I really liked the look of the Huda Beauty Rose Gold palette released last year but also like the ABH's modern renaissance palette , in the end I went for the ABH as I love their single shadows and it got good reviews . I'm really loving it btw .
But I just saw this new release coming from Huda Beauty in Sept .....the Desert Dusk palette , it looks amazing . Thoughts ???

Instagram

The Desert Dusk Eyeshadow Palette Revealed


----------



## LV2EVOLVE (Aug 9, 2017)

I'd like to try this palette if it swatches well.  I just don't like the packaging.  Why can't these companies give us solid packaging, especially since the shadows are so cheap for them to make?


----------



## Elizajones (Aug 24, 2017)

Lovely..Does it include foiled shadows? Because I didn’t it mentioned anywhere. The palette looks real pretty. And I noticed a shade called angelic in this too. I was wondering why there isn’t any new shade instead of this?


----------



## Icecaramellatte (Aug 24, 2017)

LV2EVOLVE said:


> I'd like to try this palette if it swatches well.  I just don't like the packaging.  Why can't these companies give us solid packaging, especially since the shadows are so cheap for them to make?

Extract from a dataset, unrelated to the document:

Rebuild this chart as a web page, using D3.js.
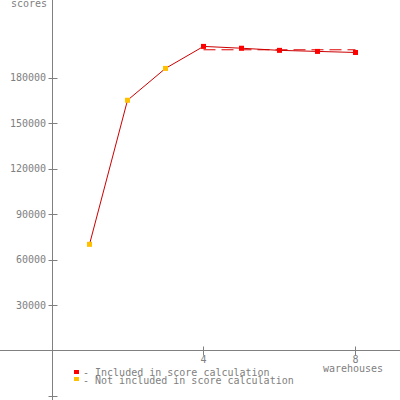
<!DOCTYPE html>
<html><head><meta charset="utf-8">
<script src="https://cdn.jsdelivr.net/npm/d3@7"></script>
<style>body{margin:0;background:#fff}svg{display:block}</style>
</head><body>
<svg id="c" width="400" height="400"></svg>
<script>
const warehouses = [1, 2, 3, 4, 5, 6, 7, 8];
const scores = [70000, 165000, 186000, 200500, 199300, 197900, 197200, 196500];
const included = [false, false, false, true, true, true, true, true];
const yTicks = [30000, 60000, 90000, 120000, 150000, 180000];
const xTicks = [4, 8];
const legendLabels = ["- Included in score calculation", "- Not included in score calculation"];

const svg = d3.select("#c");
const font = "DejaVu Sans Mono";
const grey = "#808080";
const x = d3.scaleLinear().domain([0, 8]).range([51.5, 355.5]);
const y = d3.scaleLinear().domain([0, 180000]).range([350.5, 77.5]);

// axes lines
svg.append("line").attr("x1", 0).attr("x2", 400).attr("y1", y(0)).attr("y2", y(0)).attr("stroke", grey);
svg.append("line").attr("x1", x(0) + 1).attr("x2", x(0) + 1).attr("y1", 0).attr("y2", 400).attr("stroke", grey);

// y ticks
const yt = svg.append("g");
yt.selectAll("line").data(yTicks.concat([-30000])).join("line")
  .attr("x1", x(0) - 3).attr("x2", x(0) + 6)
  .attr("y1", d => Math.round(y(d)) + 0.5).attr("y2", d => Math.round(y(d)) + 0.5)
  .attr("stroke", grey);
yt.selectAll("text").data(yTicks).join("text")
  .attr("x", 46).attr("y", d => y(d)).attr("dy", "0.35em")
  .attr("text-anchor", "end").attr("font-family", font).attr("font-size", 10)
  .attr("fill", grey).text(d => d);

// x ticks
const xt = svg.append("g");
xt.selectAll("line").data(xTicks).join("line")
  .attr("x1", d => x(d)).attr("x2", d => x(d))
  .attr("y1", y(0) - 4).attr("y2", y(0) + 5).attr("stroke", grey);
xt.selectAll("text").data(xTicks).join("text")
  .attr("x", d => x(d)).attr("y", 363)
  .attr("text-anchor", "middle").attr("font-family", font).attr("font-size", 10)
  .attr("fill", grey).text(d => d);

svg.append("text").attr("x", 353).attr("y", 372).attr("text-anchor", "middle")
  .attr("font-family", font).attr("font-size", 10).attr("fill", grey).text("warehouses");
svg.append("text").attr("x", 47).attr("y", 7).attr("text-anchor", "end")
  .attr("font-family", font).attr("font-size", 10).attr("fill", grey).text("scores");

// mean dashed line over included
const incVals = scores.filter((d, i) => included[i]);
const incX = warehouses.filter((d, i) => included[i]);
const mean = d3.mean(incVals);
svg.append("line").attr("x1", x(d3.min(incX))).attr("x2", x(d3.max(incX)))
  .attr("y1", y(mean)).attr("y2", y(mean))
  .attr("stroke", "#dd0000").attr("stroke-dasharray", "12,6");

// line
const data = warehouses.map((w, i) => ({w, s: scores[i], inc: included[i]}));
svg.append("path").datum(data)
  .attr("d", d3.line().x(d => x(d.w)).y(d => y(d.s)))
  .attr("fill", "none").attr("stroke", "#cc0000").attr("stroke-width", 1);

svg.selectAll("rect.pt").data(data).join("rect").attr("class", "pt")
  .attr("x", d => x(d.w) - 2.5).attr("y", d => y(d.s) - 2.5)
  .attr("width", 5).attr("height", 5)
  .attr("fill", d => d.inc ? "#ff0000" : "#ffc000");

// legend
const lg = svg.append("g");
const lcol = ["#ff0000", "#ffc000"];
lg.selectAll("rect").data(legendLabels).join("rect")
  .attr("x", 74).attr("y", (d, i) => 370 + i * 7).attr("width", 5).attr("height", 4)
  .attr("fill", (d, i) => lcol[i]);
lg.selectAll("text").data(legendLabels).join("text")
  .attr("x", 83).attr("y", (d, i) => 376 + i * 8)
  .attr("font-family", font).attr("font-size", 10).attr("fill", grey).text(d => d);
</script>
</body></html>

I was disappointed to see the top was not clear.  I really like that feature on the palette.  I do think it needed to be a bit sturdier.  


Elizajones said:


> Lovely..Does it include foiled shadows? Because I didn’t it mentioned anywhere. The palette looks real pretty. And I noticed a shade called angelic in this too. I was wondering why there isn’t any new shade instead of this?

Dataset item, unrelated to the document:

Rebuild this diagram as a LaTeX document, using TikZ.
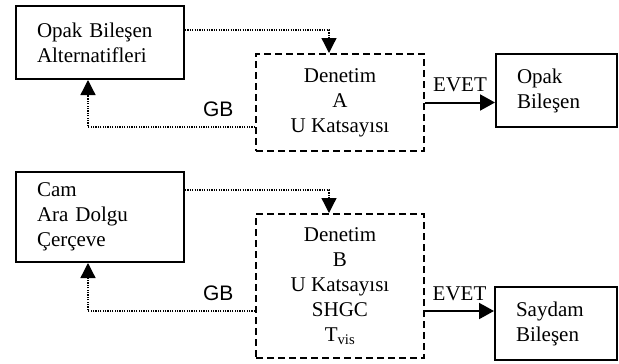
\documentclass[tikz,border=0pt]{standalone}
\usepackage{fontspec}
\setmainfont{Liberation Serif}
\newfontfamily\gbfont{Liberation Sans}
\usetikzlibrary{arrows.meta}
\tikzstyle{altbox} = [rectangle, draw=black, line width=2pt, align=left, inner xsep=21pt, inner ysep=0pt]
\tikzstyle{checkbox} = [rectangle, draw=black, line width=2pt, dash pattern=on 7pt off 4pt, align=center, minimum width=168pt]
\tikzstyle{loop} = [line width=1.3pt, dash pattern=on 1.2pt off 1.2pt, -{Triangle[length=15pt,width=15pt]}]
\tikzstyle{arrow} = [line width=2pt, -{Triangle[length=15pt,width=16pt]}]

\begin{document}
\begin{tikzpicture}[x=1pt, y=-1pt, font=\fontsize{21}{25}\selectfont]
\useasboundingbox (0,0) rectangle (619,364);
% upper part: opaque
\node (n1) [altbox, text width=126pt, minimum height=73pt] at (100,42.5) {Opak Bileşen\\Alternatifleri};
\node (n2) [checkbox, minimum height=97pt] at (340,102.5) {Denetim\\A\\U Katsayısı};
\node (n3) [altbox, text width=79pt, minimum height=73pt] at (556.5,90.5) {Opak\\Bileşen};

\draw [loop] ([yshift=12.5pt]n1.east) -| ([xshift=-11pt]n2.north);
\draw [loop] ([yshift=-24.5pt]n2.west) -| node[pos=0.11, above=6pt, font=\fontsize{21}{25}\gbfont] {GB} ([xshift=-12pt]n1.south);
\draw [arrow] (n2.east) -- node[above=6pt] {EVET} (n2.east -| n3.west);

% lower part: transparent
\node (n4) [altbox, text width=126pt, minimum height=90pt] at (100,217) {Cam\\Ara Dolgu\\Çerçeve};
\node (n5) [checkbox, minimum height=144pt] at (340,286) {Denetim\\B\\U Katsayısı\\SHGC\\T\textsubscript{vis}};
\node (n6) [altbox, text width=80pt, minimum height=73pt] at (556,323.5) {Saydam\\Bileşen};

\draw [loop] ([yshift=27pt]n4.east) -| ([xshift=-11pt]n5.north);
\draw [loop] ([yshift=-25pt]n5.west) -| node[pos=0.11, above=6pt, font=\fontsize{21}{25}\gbfont] {GB} ([xshift=-12pt]n4.south);
\draw [arrow] ([yshift=-25pt]n5.east) -- node[above=6pt] {EVET} ([yshift=-25pt]n5.east -| n6.west);

\end{tikzpicture}
\end{document}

Do you mean the textured shadows in the top row?  It doesn't appear to have it.  Surprising as that was the big draw for me in buying the palette.


----------



## TraceyMc (Sep 1, 2017)

HUDA BEAUTY DESERT DUSK PALETTE: Review + Swatches - YouTube

Nikki Tutorials does a look and mini review, wish she had done more swatches though .


----------



## Mirelanavaro (Sep 26, 2017)

It has intense shades for more extreme appearances


----------



## LisaTaylor (Oct 8, 2017)

I actually just purchased the Desert Dusk palette and I love it. The colors blend really well together...The color "cosmic," which is what my eyes were drawn to, is pressed glitter so you need glitter glue to apply it. This was the first product I ever got from Huda. I really wanted the rose gold palette but, I to went for the ABH Renaissance instead! Now Ill prob. go back and get the rose gold <3


----------